Calif. grid plan stirs concerns of a solar slowdown

Source: By By Jason Plautz, E&E News • Posted: Sunday, November 13, 2022

A worker moves a solar panel during the installation process on the roof of a home in San Francisco in 2018.

A worker moves a solar panel during the installation process on the roof of a home in San Francisco in 2018. Justin Sullivan/Getty Images

California regulators scaled back a controversial plan Thursday that would have charged rooftop solar customers a monthly fee, but renewable advocates said the state’s revised net metering rules could still create a significant barrier for the growing industry.

The California Public Utilities Commission unveiled the updated proposal for the state’s solar incentive program after a previous version was withdrawn earlier this year amid widespread criticism.

State officials said the new plan written by administrative law Judge Kelly A. Hymes could save solar customers upwards of $100 a month on their electricity bills while also incentivizing them to buy energy storage batteries. Overall, the proposal says, the changes “will help meet California’s climate goals and increase reliability, while promoting affordability across all income levels.”

The plan would overhaul the state’s current net metering incentives, which offers users financial credit on their bills in exchange for returning power generated from rooftop solar panels back to the grid. The plan’s new tariffs would replace the payments — pegged to the retail electricity rate — with a more dynamic tariff that changes based on the electricity system’s needs at that time.

For example, rates would be higher during periods of peak demand on the grid — especially in the evenings, when the state’s renewable-power generation usually gives way to more fossil fuel-based sources. That structure would benefit storage owners, who can charge batteries during the day and dispatch the power at peak times.

Notably, the rules dropped a controversial monthly grid-connection fee that solar power executives and clean energy groups said would amount to a tax on solar.

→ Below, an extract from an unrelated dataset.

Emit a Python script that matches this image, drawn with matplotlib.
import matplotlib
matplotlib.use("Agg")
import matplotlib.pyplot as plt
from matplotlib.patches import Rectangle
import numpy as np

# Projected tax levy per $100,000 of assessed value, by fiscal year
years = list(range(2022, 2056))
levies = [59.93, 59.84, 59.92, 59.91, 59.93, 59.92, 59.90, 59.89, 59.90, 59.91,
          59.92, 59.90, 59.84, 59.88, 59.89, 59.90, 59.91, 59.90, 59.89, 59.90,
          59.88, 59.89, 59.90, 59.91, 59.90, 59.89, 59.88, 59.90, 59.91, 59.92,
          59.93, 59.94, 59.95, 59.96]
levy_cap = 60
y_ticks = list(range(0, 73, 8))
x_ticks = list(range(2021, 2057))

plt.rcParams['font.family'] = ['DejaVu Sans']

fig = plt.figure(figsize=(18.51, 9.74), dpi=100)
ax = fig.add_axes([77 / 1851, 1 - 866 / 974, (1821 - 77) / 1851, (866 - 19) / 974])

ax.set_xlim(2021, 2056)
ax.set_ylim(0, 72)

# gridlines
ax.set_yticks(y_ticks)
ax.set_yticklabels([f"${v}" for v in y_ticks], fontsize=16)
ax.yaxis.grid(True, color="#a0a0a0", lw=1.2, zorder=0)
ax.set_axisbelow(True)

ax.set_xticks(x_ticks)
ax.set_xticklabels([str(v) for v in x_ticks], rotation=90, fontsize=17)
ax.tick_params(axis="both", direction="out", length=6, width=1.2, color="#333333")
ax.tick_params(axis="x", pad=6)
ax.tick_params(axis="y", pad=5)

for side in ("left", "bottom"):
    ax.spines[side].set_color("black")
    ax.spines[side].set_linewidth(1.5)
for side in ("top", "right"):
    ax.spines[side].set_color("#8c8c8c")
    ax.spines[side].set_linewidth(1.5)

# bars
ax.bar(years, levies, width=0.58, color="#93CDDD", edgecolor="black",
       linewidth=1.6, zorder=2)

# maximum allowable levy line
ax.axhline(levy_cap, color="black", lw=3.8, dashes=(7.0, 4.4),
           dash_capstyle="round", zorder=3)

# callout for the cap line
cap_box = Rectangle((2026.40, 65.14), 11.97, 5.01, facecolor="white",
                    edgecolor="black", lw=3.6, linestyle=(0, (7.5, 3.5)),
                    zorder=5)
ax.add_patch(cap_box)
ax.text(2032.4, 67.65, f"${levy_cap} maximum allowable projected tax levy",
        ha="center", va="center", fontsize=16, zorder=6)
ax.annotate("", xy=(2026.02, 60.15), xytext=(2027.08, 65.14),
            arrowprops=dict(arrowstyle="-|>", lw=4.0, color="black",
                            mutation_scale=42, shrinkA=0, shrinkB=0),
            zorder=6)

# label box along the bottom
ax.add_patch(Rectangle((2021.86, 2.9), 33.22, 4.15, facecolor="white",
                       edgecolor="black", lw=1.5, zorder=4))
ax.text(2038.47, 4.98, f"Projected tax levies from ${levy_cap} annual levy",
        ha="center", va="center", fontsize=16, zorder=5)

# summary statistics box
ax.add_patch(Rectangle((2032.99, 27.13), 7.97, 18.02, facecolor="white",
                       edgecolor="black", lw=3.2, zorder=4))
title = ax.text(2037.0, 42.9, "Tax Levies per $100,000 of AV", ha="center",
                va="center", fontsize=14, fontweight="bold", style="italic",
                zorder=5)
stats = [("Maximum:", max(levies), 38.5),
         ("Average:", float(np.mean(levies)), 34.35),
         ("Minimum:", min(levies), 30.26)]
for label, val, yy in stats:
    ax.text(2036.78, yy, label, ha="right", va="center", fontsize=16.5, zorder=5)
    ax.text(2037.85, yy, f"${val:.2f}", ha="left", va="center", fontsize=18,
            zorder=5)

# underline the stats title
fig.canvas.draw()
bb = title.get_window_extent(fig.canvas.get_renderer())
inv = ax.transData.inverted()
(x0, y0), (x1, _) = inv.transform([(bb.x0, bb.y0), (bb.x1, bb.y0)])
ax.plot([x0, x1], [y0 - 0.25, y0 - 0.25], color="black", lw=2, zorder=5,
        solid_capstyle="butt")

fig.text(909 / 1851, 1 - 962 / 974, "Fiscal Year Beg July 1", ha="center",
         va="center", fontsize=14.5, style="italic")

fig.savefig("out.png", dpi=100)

In a statement, Sunrun CEO Mary Powell said it was an “important move in the right direction” that customers “will not be unduly penalized for generating and storing [in batteries] local clean energy to both participate in modern ways to power their lives and contribute to the fight against climate change.”

The proposal is scheduled to be voted on during the CPUC’s Dec. 15 meeting. The commission will also take public comment in a special hearing Wednesday.

But other solar advocacy groups said that some aspects of the proposal would still make new solar projects uneconomical for many customers. By using the “avoided cost” metric that pegs export rates to grid conditions, advocates said the overall compensation for customers would be significantly reduced from the current incentives.

An assessment of the proposal by Rob Rains, senior vice president of Washington Analysis, said the tariff changes are an improvement over the previous proposal but “are still an overall negative to the rooftop solar space.” That’s in part because the compensation is scheduled to phase down over time for new customers.

“The CPUC’s new proposed decision would really hurt. It needs more work or it will replace the solar tax with a steep solar decline,” said Bernadette Del Chiaro, executive director of the California Solar & Storage Association, in a statement. “If passed as is, the CPUC’s proposal would protect utility monopolies and boost their profits, while making solar less affordable and delaying the goal of 100 percent clean energy.”

According to the association, the average rate customers would be reimbursed for their exports would drop from 30 cents per kilowatt to 8 cents per kilowatt as of April 2023.

Existing solar customers would not be affected by the new tariff for at least nine years, another change from the previous proposal.

The CPUC said the average residential solar customer would save about $100 a month off the average bill, while a homeowner with a solar and a battery storage system would save about $136 per month. The average solar and storage customer would see a payback period of nine years or less under the tariff, according to commission estimates.

A coalition representing California’s largest utilities also criticized the proposal, saying it would continue to favor wealthy homeowners by spreading solar costs among all customers. Affordable Clean Energy for All — which also represents chambers of commerce, labor unions and housing groups — has advocated for reducing incentives to solar customers, which it says unfairly puts the shared costs of grid upgrades on customers who cannot afford solar power.

“It is extremely disappointing that under this proposal, low-income families and all customers without solar will continue to pay a hidden tax on their electricity bills to subsidize rooftop solar for mostly wealthier Californians,” said Affordable Clean Energy for All spokesperson Kathy Fairbanks. “The failure to finally eliminate the growing cost burden carried by nonsolar customers in California is particularly troublesome given the billions of dollars in new federal clean energy subsidies that will ensure continued growth and healthy profits for large solar corporations for the next decade.”

The utility and business alliance had previously argued that federal tax benefits included in the Inflation Reduction Act would create enough support for the industry that state-level subsidies could be reduced (Energywire, Aug. 26)

Net metering rules adopted by California 20 years ago have helped the state’s rooftop solar market boom, with 12 gigawatts of clean distributed energy installed since then, according to the CPUC.

However, officials have said that the existing rules are outdated and do not reflect current grid conditions and needs, necessitating the update.

An analysis from Wood Mackenzie estimated the original December proposal could have cut demand for new residential solar in the state in half by 2024. Those rules were withdrawn in January.

The new tariffs will be open to changes ahead of the scheduled vote.